Democracy at risk

TODAY, most Nigerians have a sinking feeling about their country and its prospects. Everywhere they look, they are confronted by social demoralisation, political tension, economic immiseration, and full-on banditry. Since the country’s return to civil rule in May 1999, things have never been this bad. And increasingly, there is legitimate fear that the next general election scheduled for 2023 may be imperiled by the current situation. Among international watchers of Nigerian politics, there is genuine fear that things could spiral out of control.

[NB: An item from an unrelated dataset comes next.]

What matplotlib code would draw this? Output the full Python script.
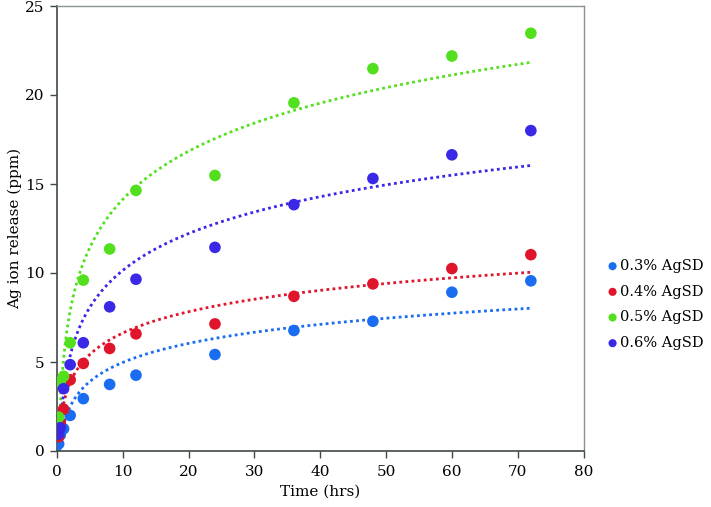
import numpy as np
import matplotlib
matplotlib.use("Agg")
import matplotlib.pyplot as plt

plt.rcParams['font.family'] = ['DejaVu Serif']

time_hrs = [0.25, 0.5, 1, 2, 4, 8, 12, 24, 36, 48, 60, 72]
labels = ["0.3% AgSD", "0.4% AgSD", "0.5% AgSD", "0.6% AgSD"]
ag_03 = [0.40, 0.90, 1.25, 2.00, 2.94, 3.74, 4.26, 5.42, 6.77, 7.29, 8.92, 9.56]
ag_04 = [0.80, 1.60, 2.35, 4.00, 4.92, 5.76, 6.58, 7.14, 8.69, 9.39, 10.25, 11.03]
ag_05 = [1.90, 3.90, 4.20, 6.08, 9.60, 11.35, 14.64, 15.48, 19.56, 21.48, 22.19, 23.47]
ag_06 = [0.95, 1.30, 3.50, 4.85, 6.08, 8.10, 9.65, 11.44, 13.84, 15.31, 16.64, 18.00]
series = [ag_03, ag_04, ag_05, ag_06]
colors = ["#1a6cf0", "#e0142a", "#52e01e", "#3b28e6"]

fig = plt.figure(figsize=(7.11, 5.07), dpi=100)
ax = fig.add_axes([57/711, 1-451/507, (583.5-57)/711, (451-6)/507])

t = np.array(time_hrs, dtype=float)
tt = np.linspace(t.min(), t.max(), 600)
handles = []
for y, c, lab in zip(series, colors, labels):
    y = np.array(y, dtype=float)
    a, b = np.polyfit(np.log(t), y, 1)
    ax.plot(tt, a*np.log(tt) + b, color=c, linestyle=(0, (1, 1.2)), linewidth=2.0, zorder=2)
    h = ax.scatter(t, y, s=70, color=c, edgecolors='none', zorder=3, label=lab)
    handles.append(h)

ax.set_xlim(0, 80)
ax.set_ylim(0, 25)
ax.set_xticks(range(0, 81, 10))
ax.set_yticks(range(0, 26, 5))
for s in ['top', 'right']:
    ax.spines[s].set_color('#8a9292')
    ax.spines[s].set_linewidth(1.0)
for s in ['left', 'bottom']:
    ax.spines[s].set_color('#404848')
    ax.spines[s].set_linewidth(1.2)
ax.tick_params(direction='out', length=5, width=1.0, color='#404848', labelsize=11, pad=4)
ax.tick_params(axis='x', pad=5)
ax.set_xlabel("Time (hrs)", fontsize=11, labelpad=4)
ax.set_ylabel("Ag ion release (ppm)", fontsize=11)
ax.yaxis.set_label_coords(-0.066, 0.5)

fig.legend(handles=handles, labels=labels, loc='upper left',
           bbox_to_anchor=(606/711, 1-259/507), frameon=False, fontsize=10.5,
           handletextpad=0.05, markerscale=0.7, labelspacing=0.8, handlelength=0.9,
           borderaxespad=0, borderpad=0)

fig.savefig("out.png", dpi=100)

The latest dignitary to echo this fear is none other than the Director of the United Kingdom’s Foreign Commonwealth and Development Office, Christopher Pycroft. Speaking last week in Abuja at the launch of the Nigeria Governors’ Forum (NGF) Peace and Inclusive Security Initiative (PISI), Mr. Pycroft delivered a grim warning that the 2023 general election may not hold if the current tide of violence and insecurity is not stemmed. For Mr. Pycroft, Nigeria faces a five-pronged security challenge: religious insurgency in the North-East, farmer-herder conflicts, tensions around resource control in the Niger Delta, ethno-nationalist upsurge in the South-West and South-East, and banditry in the North-West. Taken together, these conflicts “represent an existential threat to Nigeria’s unity and its development.”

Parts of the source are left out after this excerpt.